Proponents of the bill — including longtime investigative reporter and consumer advocate Bill Gephardt, owner of Gephardt Daily — say noncompete clauses are intrinsically unfair, abridging the rights of workers, both on-air and behind-the-scenes, from accepting gainful employment at rival outlets, even when they are no longer being paid.
In testimony before committees in both chambers, Gephardt said forcing ex-employees to leave the market to earn a living in their chosen field is “one-sided and perverted” according to Gephardt. “If you’re not going to pay me, let me go to find a job to support myself and my family,” he said.

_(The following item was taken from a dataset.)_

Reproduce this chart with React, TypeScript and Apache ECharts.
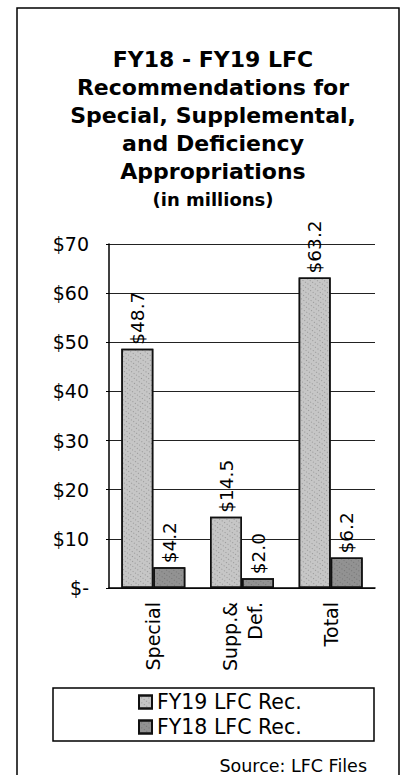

Those favoring noncompetes, however, including top managers of KUTV, KSL, KSTU, and KTVX, argued before both committees that noncompete clauses safeguard their companies’ long term investments in the development and promotion of branded on-air talent. They said the same is true for other key personnel who have critical knowledge of the stations’ operations and strategic planning.
Bob Evans, 22-year-veteran anchor for KSTU, echoed those sentiments.
“Great time, energy, effort and money are put into developing a station’s image, much of it surrounding the people, such as myself, who become the face of the station,” Evans said. “Protecting a station’s investment in its people, product and credibility are a legitimate concern.
“While there is a strong argument to be made for individuals right to pursue a chosen livelihood with whomever they choose, likewise, there is an equally strong argument for the protection of a product that affects the livelihood of everyone connected to a station.”
Other critics of HB241 sighted First Amendment concerns, saying the targeting of the media outlets raised questions about legislation that restricts long-accepted business practices of the free press. Wording of the bill was amended to reflect those concerns, limiting its scope to “broadcast companies” only.
Whether Gov. Gary Herbert signs the bill remains to be seen. He expressed his opposition when HB241 was originally introduced, and lobbying efforts against the measure by Utah broadcasters has been intense.